There’s an interesting article in The Atlantic on people who develop a certain genius or talent after getting a head injury or while suffering from some kinds of neurodegenerative disease. They’re called “acquired savants.”

It happens rarely, though now scientists are trying to replicate these instances by using technologies that temporarily mimic (in some ways) the effects of brain injury.

Returning to the point that it happens rarely – why does it happen to some (very few) people and not to others? One suggestion is that among people with degenerative brain disease it occurs when the damage to the brain is relatively contained, as with frontotemporal dementia, and not spread throughout the brain as it is with Alzheimer’s for example. What about when it happens after head injuries? A guy hits his head on the bottom of a swimming pool and becomes a gifted pianist in spite of no musical training. Why him? What happened in his brain that doesn’t happen in so many other cases of head injury? Does it depend in part on how contained the damage is?

Researchers suggest that as other parts of the brain try to compensate for the injured area, sometimes these abilities arise. Maybe other parts of the brain try to “take over” for the damaged area and in consequence start to function in new, possibly unexpected ways. Maybe the brain can’t regain any of the lost function from the damaged area but tries to make better use of what remains, resulting in these isolated and highly specialized abilities.
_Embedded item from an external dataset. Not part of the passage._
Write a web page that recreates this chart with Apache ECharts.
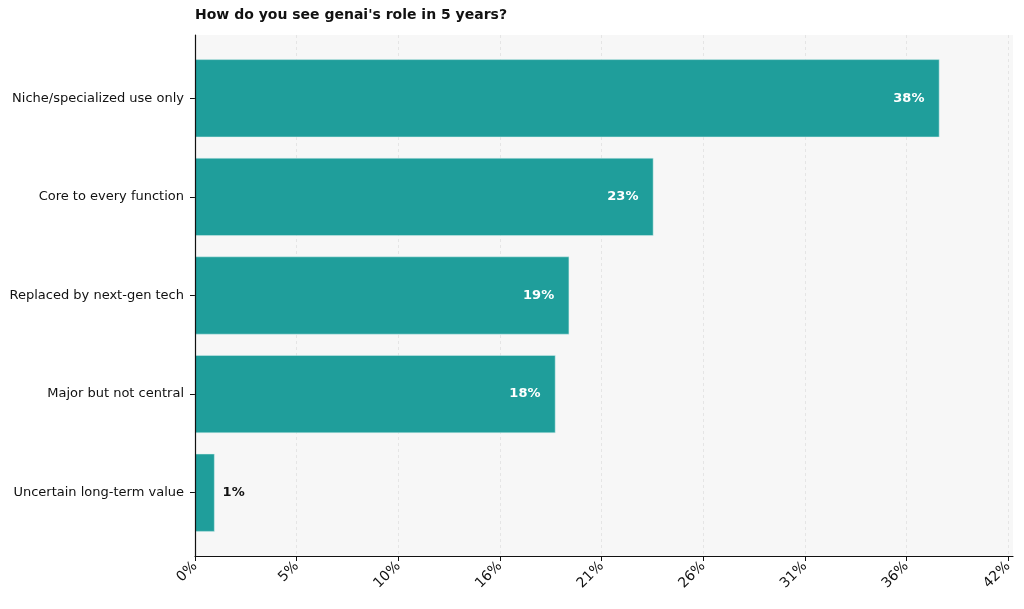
<!DOCTYPE html>
<html lang="en">
<head>
    <meta charset="UTF-8">
    <title>genai role in 5 years</title>
    <script src="https://cdn.jsdelivr.net/npm/echarts@6/dist/echarts.min.js"></script>
    <style>
        html, body { margin: 0; padding: 0; background: #fff; }
        #main { width: 1024px; height: 609px; }
    </style>
</head>
<body>
<div id="main"></div>
<script>
    // data
    var categories = ['Niche/specialized use only', 'Core to every function', 'Replaced by next-gen tech',
        'Major but not central', 'Uncertain long-term value'];
    var values = [38.0, 23.4, 19.1, 18.4, 1.0];
    var xMax = 41.5;            // last tick (shown as 42%)
    var xStep = xMax / 8;       // 8 tick intervals

    var font = 'DejaVu Sans';
    var barColor = '#1f9e9b';

    var chart = echarts.init(document.getElementById('main'));

    var barData = values.map(function (v, i) {
        if (v < 5) {
            return {
                value: v,
                label: { position: 'right', distance: 8, color: '#111' }
            };
        }
        return v;
    });

    var option = {
        animation: false,
        textStyle: { fontFamily: font },
        title: {
            text: "How do you see genai's role in 5 years?",
            left: 190,
            top: 3,
            textStyle: { fontFamily: font, fontSize: 14, fontWeight: 'bold', color: '#111' }
        },
        grid: [
            // background / frame
            { left: 195, right: 11, top: 35, bottom: 53, show: true, backgroundColor: '#f7f7f7', borderWidth: 0 },
            // tick axis
            { left: 195, right: 16, top: 35, bottom: 53 },
            // bars
            { left: 195, right: 16, top: 49, bottom: 67 }
        ],
        xAxis: [
            {
                gridIndex: 0, type: 'value', min: 0, max: 1, z: 10,
                axisLine: { show: true, lineStyle: { color: '#111', width: 1.2 } },
                axisTick: { show: false }, axisLabel: { show: false }, splitLine: { show: false }
            },
            {
                gridIndex: 1, type: 'value', min: 0, max: xMax, interval: xStep,
                axisLine: { show: false },
                axisTick: { show: true, length: 5, lineStyle: { color: '#111' } },
                axisLabel: {
                    rotate: 45, margin: 8, fontSize: 14, color: '#111', fontFamily: font,
                    formatter: function (v) { return Math.round(v) + '%'; }
                },
                splitLine: { show: true, lineStyle: { color: '#e0e0e0', type: [3, 3], width: 0.8 } }
            },
            {
                gridIndex: 2, type: 'value', min: 0, max: xMax, show: false
            }
        ],
        yAxis: [
            {
                gridIndex: 0, type: 'value', min: 0, max: 1, z: 10,
                axisLine: { show: true, lineStyle: { color: '#111', width: 1.2 } },
                axisTick: { show: false }, axisLabel: { show: false }, splitLine: { show: false }
            },
            {
                gridIndex: 1, type: 'value', min: 0, max: 1, show: false
            },
            {
                gridIndex: 2, type: 'category', inverse: true, data: categories,
                axisLine: { show: false },
                axisTick: { show: true, alignWithLabel: true, length: 5, lineStyle: { color: '#111' } },
                axisLabel: { margin: 11, fontSize: 13, color: '#111', fontFamily: font },
                splitLine: { show: false }
            }
        ],
        series: [{
            type: 'bar',
            xAxisIndex: 2,
            yAxisIndex: 2,
            data: barData,
            barCategoryGap: '21%',
            itemStyle: { color: barColor, borderColor: '#d8f0ee', borderWidth: 0.5 },
            label: {
                show: true,
                position: 'insideRight',
                distance: 15,
                fontFamily: font,
                fontSize: 13,
                fontWeight: 'bold',
                color: '#fff',
                formatter: function (p) { return Math.round(p.value) + '%'; }
            }
        }]
    };

    chart.setOption(option);
</script>
</body>
</html>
A steep price can be paid for these enhanced talents. The article links to a bio of Alonzo Clemens:

Alonzo Clemons can’t read, write or drive a car, but there is one thing he can do like no one else: he can see an animal and, in less than an hour, turn a lump of clay into an incredibly accurate three dimensional sculpture.

Clemens suffered a brain injury at a very young age and has strong cognitive disabilities. But he has this gift too. Would the gift have developed to that extent without the severe injury? What a price to pay, though at least he has that gift; others in his circumstances have the severe cognitive impairments without the brilliant talent at sculpting.

It’s fascinating how unpredictable our brains can be. Usually people anticipate only negative changes after a brain injury. The textbook head injury case that probably every psychology and neuroscience student has come across is Phineas Gage, a railway worker who suffered a brain injury when a pipe blasted through his brain. He survived the immediate injury, but his personality reportedly changed – he became wild, reckless, more uninhibited and irresponsible. But there’s a debate regarding the extent of his wild behavior and for how long it persisted, with some evidence suggesting that he improved with time and was able to regain some equilibrium. That in and of itself is an amazing feat – to survive and keep functioning after such a trauma, and to be able to cope with radical changes to personality. We don’t fully understand how that happens, and why some people can survive and more or less function, while others never regain function and still others decline immediately and die. Gage himself died about twelve years after his accident, after suffering terrible convulsions. In any case he didn’t start composing operas. He didn’t develop any special previously undemonstrated talents. Just living after what happened to him was amazing enough.

The brain is powerful and delicate; incredibly fragile but also resilient to varying extents depending on the individual and the circumstances. What happens after brain damage can depend on where the brain has been damaged, but it also has to do with the way that all the parts of the brain are connected. No two brains are alike. Disturbing that web of connections can yield predictable (usually tragic) results, and other times can also give rise to something unexpected.

[There’s some good discussion in the comments section of the Atlantic article on how acquired savants might suddenly have the knowledge to sculpt or play piano when they weren’t trained before or didn’t necessarily exhibit those talents before. The article brings up the idea of “genetic memory” and that’s what the commenters are picking over.]